SOURCE DATA:
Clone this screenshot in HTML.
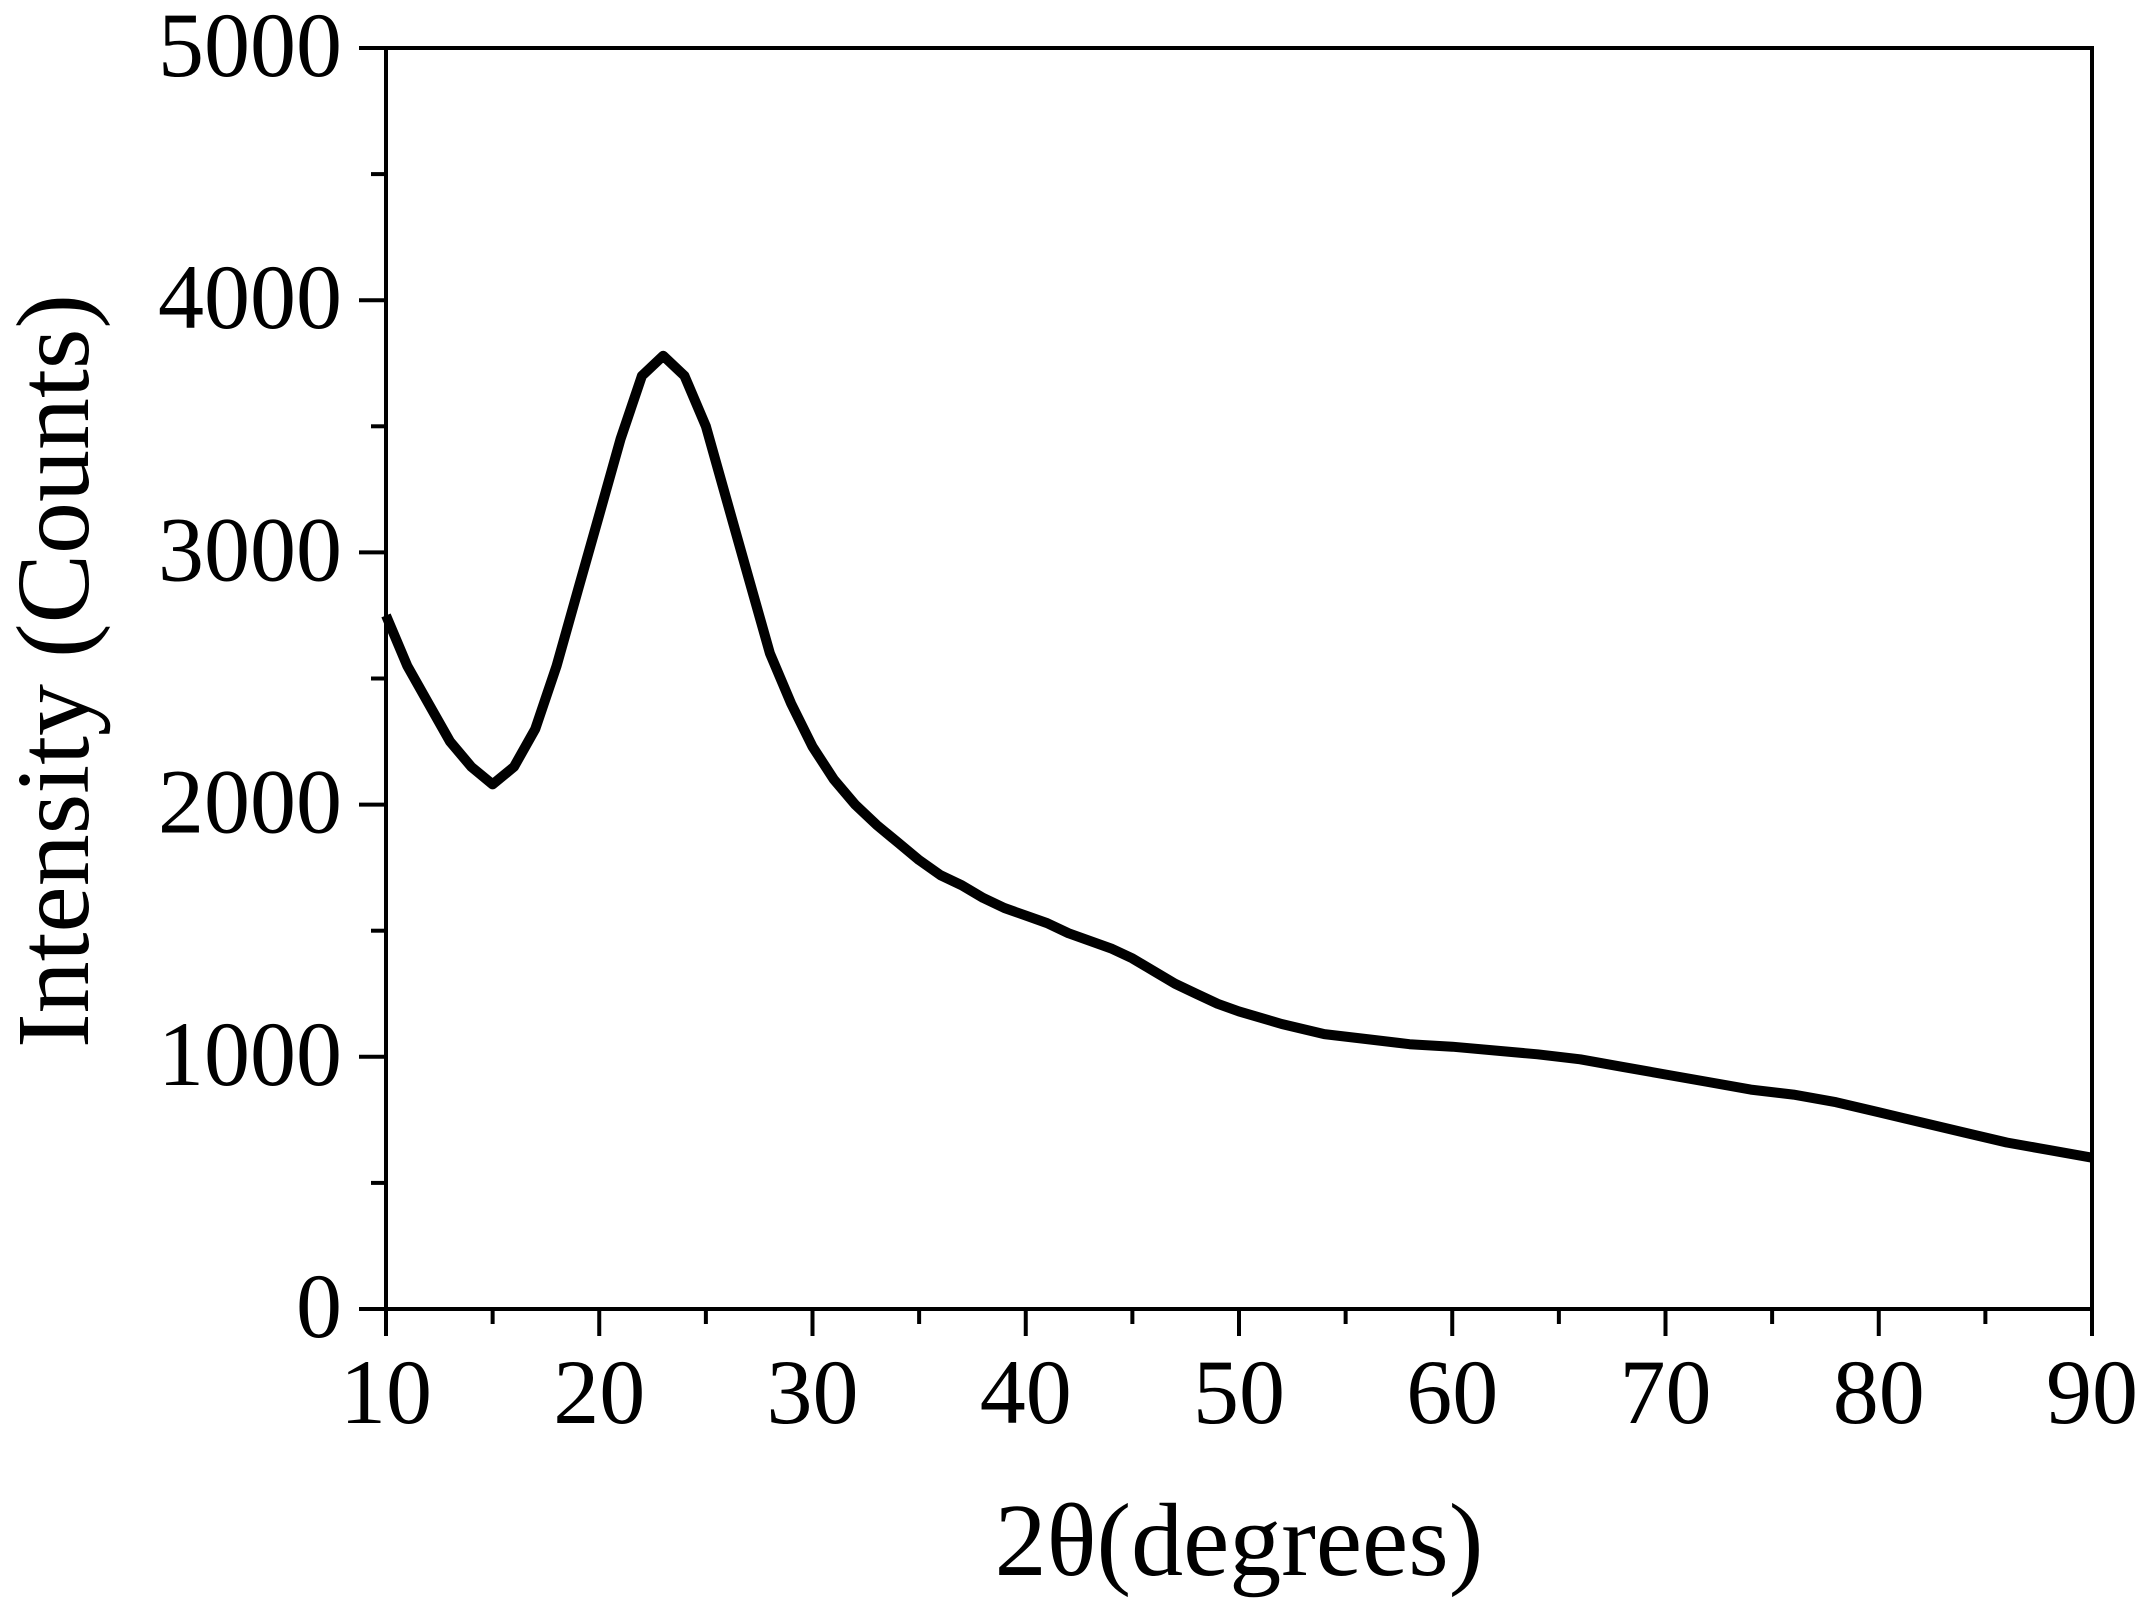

==

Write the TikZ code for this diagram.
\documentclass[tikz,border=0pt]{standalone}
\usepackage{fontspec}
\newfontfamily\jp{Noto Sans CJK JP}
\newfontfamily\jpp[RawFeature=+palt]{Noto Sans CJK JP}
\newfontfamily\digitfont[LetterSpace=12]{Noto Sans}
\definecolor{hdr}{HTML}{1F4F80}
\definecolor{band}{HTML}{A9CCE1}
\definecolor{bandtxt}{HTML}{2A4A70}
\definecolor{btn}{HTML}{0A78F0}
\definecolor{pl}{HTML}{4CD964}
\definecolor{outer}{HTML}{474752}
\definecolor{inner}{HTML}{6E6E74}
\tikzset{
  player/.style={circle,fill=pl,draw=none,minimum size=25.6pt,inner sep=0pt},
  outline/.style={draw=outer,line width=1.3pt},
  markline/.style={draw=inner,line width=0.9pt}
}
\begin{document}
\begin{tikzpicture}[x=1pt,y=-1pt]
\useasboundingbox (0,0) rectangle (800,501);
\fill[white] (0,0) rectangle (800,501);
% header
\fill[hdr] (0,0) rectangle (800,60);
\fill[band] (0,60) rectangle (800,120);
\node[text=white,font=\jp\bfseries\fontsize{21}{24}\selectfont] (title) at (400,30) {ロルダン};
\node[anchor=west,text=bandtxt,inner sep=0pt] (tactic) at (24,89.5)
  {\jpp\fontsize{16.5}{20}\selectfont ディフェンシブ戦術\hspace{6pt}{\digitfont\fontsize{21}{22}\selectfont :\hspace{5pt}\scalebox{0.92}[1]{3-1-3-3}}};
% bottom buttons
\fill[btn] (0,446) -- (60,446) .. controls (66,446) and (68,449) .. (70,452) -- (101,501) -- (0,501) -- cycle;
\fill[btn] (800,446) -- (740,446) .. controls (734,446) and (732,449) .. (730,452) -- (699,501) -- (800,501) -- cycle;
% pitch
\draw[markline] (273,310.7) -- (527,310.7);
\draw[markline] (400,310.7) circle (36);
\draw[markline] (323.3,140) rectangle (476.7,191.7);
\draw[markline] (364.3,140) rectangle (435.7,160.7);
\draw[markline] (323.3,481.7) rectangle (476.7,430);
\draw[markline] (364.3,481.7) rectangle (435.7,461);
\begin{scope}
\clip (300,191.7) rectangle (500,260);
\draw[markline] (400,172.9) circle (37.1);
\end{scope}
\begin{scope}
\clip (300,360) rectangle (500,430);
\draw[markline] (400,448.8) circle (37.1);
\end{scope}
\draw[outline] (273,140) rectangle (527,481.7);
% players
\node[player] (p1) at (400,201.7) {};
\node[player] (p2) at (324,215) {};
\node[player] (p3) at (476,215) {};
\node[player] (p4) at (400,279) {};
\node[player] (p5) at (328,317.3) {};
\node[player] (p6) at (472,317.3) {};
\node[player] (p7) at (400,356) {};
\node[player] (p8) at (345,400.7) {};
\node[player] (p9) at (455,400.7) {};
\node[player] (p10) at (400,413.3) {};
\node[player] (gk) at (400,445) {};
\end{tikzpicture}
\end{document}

WHAT YOU SHOULD DO:
Find each line holding the string "this" and copy it out.

IN RESPONSE:
Clone this screenshot in HTML.
Write the TikZ code for this diagram.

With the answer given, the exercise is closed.